------ Input rows ------

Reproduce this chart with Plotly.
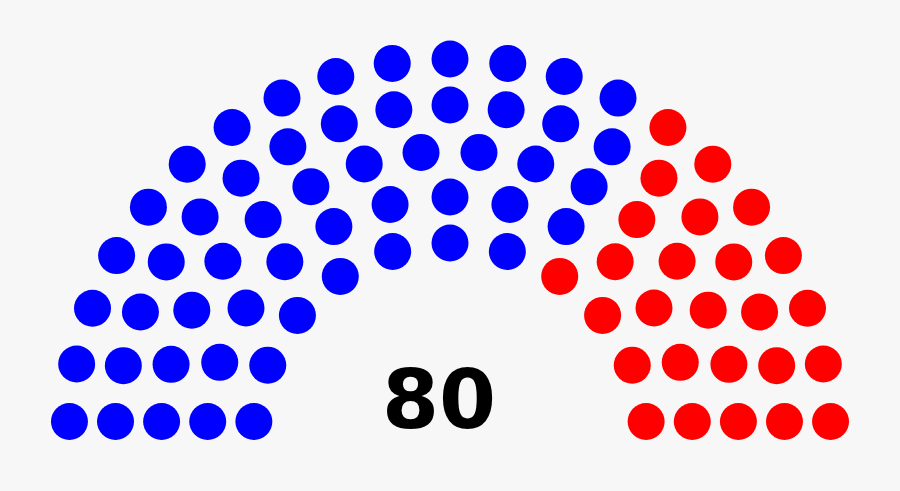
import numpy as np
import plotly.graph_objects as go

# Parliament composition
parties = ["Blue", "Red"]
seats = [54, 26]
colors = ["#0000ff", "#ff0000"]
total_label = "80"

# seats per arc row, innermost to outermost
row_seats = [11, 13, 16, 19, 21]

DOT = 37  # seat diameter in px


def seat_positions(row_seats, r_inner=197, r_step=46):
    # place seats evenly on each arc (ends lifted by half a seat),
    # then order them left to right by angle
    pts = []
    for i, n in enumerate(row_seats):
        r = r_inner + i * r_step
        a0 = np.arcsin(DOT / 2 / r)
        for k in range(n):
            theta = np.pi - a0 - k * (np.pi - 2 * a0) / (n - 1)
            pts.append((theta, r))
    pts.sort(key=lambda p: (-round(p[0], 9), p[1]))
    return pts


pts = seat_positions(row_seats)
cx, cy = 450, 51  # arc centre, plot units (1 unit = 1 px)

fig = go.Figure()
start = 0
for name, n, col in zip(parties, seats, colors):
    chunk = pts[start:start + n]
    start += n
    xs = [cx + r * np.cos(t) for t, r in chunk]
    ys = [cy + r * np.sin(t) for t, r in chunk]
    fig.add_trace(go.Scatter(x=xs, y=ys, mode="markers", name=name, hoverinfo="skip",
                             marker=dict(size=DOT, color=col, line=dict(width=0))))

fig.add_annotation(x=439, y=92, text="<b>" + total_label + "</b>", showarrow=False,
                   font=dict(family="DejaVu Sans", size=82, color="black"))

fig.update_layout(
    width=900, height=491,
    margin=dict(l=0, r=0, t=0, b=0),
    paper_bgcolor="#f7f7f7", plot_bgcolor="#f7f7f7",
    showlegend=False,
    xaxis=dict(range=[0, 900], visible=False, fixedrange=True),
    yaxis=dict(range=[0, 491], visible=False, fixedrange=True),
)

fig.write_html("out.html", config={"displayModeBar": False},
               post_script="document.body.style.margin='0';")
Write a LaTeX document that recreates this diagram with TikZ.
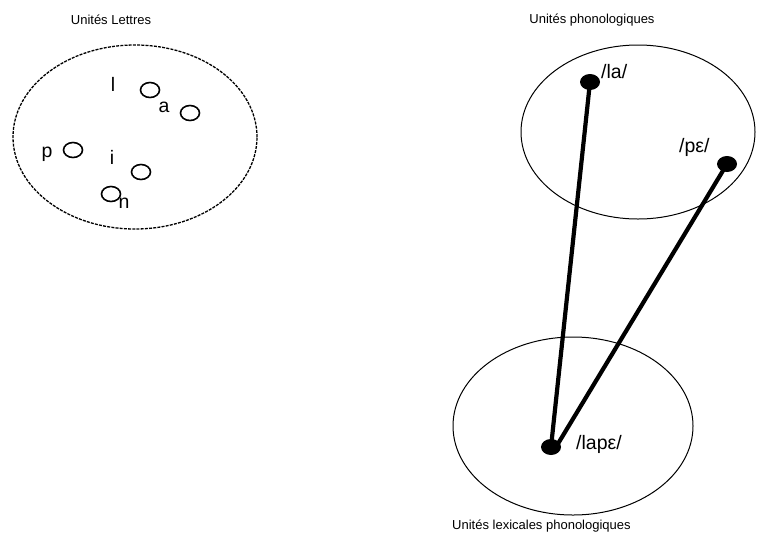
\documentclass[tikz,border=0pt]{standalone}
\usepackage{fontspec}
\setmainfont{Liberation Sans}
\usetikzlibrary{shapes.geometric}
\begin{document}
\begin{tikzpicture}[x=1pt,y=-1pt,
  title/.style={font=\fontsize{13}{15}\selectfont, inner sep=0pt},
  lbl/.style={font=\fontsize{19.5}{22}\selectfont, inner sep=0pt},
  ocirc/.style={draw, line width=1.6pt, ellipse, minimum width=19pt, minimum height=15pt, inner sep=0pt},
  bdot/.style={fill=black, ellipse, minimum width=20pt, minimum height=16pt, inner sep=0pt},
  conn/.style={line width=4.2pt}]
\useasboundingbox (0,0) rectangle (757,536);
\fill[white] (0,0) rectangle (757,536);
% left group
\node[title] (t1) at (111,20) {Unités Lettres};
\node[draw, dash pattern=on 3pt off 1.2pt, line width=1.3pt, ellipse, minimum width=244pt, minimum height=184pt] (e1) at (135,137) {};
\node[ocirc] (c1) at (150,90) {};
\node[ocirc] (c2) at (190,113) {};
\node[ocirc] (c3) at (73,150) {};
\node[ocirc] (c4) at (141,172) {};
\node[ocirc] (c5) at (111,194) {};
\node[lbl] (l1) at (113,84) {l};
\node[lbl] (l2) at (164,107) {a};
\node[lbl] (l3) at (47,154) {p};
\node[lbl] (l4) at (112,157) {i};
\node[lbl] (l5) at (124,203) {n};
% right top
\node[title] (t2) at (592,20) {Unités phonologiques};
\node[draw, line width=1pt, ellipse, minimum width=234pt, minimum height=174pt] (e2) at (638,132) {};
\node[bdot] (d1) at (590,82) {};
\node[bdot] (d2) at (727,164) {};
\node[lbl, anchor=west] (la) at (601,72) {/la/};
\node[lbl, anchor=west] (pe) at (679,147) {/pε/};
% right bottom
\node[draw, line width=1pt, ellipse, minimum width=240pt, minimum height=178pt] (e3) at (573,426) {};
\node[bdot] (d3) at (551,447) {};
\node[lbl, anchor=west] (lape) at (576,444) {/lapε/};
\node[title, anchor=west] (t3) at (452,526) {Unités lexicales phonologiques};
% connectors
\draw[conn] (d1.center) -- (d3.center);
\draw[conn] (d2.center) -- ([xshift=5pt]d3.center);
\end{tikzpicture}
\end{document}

------
------ Input rows ------

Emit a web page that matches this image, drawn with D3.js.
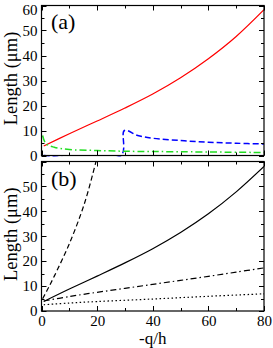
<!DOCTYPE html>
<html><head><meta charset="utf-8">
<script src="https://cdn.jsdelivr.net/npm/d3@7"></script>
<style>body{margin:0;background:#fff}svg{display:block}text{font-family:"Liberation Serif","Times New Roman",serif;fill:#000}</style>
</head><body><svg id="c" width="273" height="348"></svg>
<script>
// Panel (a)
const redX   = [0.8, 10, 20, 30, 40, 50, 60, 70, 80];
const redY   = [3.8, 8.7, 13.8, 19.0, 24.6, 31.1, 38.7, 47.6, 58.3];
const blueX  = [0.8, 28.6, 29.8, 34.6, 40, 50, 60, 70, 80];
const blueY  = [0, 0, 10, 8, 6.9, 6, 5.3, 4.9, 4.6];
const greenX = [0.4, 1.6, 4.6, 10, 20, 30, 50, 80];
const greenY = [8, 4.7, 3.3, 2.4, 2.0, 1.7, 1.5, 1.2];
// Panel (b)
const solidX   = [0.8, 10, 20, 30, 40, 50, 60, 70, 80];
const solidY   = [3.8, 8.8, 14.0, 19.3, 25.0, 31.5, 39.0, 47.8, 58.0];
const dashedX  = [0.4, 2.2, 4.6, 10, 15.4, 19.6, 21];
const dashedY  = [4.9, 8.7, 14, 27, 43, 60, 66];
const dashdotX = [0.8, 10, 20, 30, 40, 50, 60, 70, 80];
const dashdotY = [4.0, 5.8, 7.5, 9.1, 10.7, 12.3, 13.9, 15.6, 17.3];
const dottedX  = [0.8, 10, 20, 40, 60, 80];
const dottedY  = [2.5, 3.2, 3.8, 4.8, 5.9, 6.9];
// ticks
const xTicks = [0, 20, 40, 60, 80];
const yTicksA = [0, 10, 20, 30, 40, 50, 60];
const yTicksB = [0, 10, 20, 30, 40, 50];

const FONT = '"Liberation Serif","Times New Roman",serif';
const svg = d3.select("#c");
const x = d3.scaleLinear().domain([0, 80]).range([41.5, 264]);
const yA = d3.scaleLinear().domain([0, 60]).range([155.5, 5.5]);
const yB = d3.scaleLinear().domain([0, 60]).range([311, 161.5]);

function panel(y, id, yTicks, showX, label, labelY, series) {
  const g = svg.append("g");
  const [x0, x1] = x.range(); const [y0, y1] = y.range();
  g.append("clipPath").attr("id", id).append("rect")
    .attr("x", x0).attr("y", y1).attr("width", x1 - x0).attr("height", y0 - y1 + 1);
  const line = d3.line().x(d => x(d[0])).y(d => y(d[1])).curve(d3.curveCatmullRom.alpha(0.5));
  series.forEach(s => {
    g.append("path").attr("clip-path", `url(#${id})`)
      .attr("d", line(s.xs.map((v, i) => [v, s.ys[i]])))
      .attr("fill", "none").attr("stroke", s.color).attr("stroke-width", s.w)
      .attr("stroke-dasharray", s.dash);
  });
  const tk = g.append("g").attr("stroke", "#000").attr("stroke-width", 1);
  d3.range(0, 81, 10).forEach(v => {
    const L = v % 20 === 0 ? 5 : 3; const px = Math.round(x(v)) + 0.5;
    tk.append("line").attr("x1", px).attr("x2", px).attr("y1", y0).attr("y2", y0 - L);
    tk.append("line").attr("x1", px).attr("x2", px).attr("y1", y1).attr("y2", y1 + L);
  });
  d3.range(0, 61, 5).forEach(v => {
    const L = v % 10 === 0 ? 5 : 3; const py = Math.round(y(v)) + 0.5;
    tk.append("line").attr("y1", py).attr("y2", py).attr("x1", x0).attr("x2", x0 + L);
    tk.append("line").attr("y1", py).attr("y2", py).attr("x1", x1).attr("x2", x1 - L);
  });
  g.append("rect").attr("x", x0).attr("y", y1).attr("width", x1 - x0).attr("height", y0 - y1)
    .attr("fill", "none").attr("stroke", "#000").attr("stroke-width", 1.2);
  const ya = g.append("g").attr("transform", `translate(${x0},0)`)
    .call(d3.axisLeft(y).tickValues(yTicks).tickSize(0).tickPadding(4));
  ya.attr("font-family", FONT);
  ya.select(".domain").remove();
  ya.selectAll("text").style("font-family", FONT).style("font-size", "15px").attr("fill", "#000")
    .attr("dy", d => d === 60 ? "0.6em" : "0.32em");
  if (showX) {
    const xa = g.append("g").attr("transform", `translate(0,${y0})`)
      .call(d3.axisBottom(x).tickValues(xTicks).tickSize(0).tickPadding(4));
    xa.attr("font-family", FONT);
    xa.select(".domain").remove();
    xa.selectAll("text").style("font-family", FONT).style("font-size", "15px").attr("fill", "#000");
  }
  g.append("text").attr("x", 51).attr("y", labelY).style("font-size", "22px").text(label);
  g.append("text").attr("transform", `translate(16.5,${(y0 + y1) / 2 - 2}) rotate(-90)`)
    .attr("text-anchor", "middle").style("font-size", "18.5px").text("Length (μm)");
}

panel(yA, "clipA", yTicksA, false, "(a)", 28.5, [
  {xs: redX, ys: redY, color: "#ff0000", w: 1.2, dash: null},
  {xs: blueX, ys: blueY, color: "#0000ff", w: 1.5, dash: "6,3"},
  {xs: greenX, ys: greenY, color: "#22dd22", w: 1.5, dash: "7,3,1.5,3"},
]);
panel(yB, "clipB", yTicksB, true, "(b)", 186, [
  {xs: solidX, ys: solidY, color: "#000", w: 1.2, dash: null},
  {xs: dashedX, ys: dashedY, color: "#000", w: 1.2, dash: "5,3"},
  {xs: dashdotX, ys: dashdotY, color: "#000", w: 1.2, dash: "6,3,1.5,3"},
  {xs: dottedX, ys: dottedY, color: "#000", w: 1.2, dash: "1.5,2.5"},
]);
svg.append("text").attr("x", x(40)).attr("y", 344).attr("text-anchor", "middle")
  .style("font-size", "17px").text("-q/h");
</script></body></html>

------

**Job:** Write out the lines running from the one that contains "Reproduce this chart with Plotly." through the one that contains "diameter in px", ends included, and nothing else. Pictures stay out of the copy.

**Solution to the problem:**
Reproduce this chart with Plotly.
import numpy as np
import plotly.graph_objects as go

# Parliament composition
parties = ["Blue", "Red"]
seats = [54, 26]
colors = ["#0000ff", "#ff0000"]
total_label = "80"

# seats per arc row, innermost to outermost
row_seats = [11, 13, 16, 19, 21]

DOT = 37  # seat diameter in px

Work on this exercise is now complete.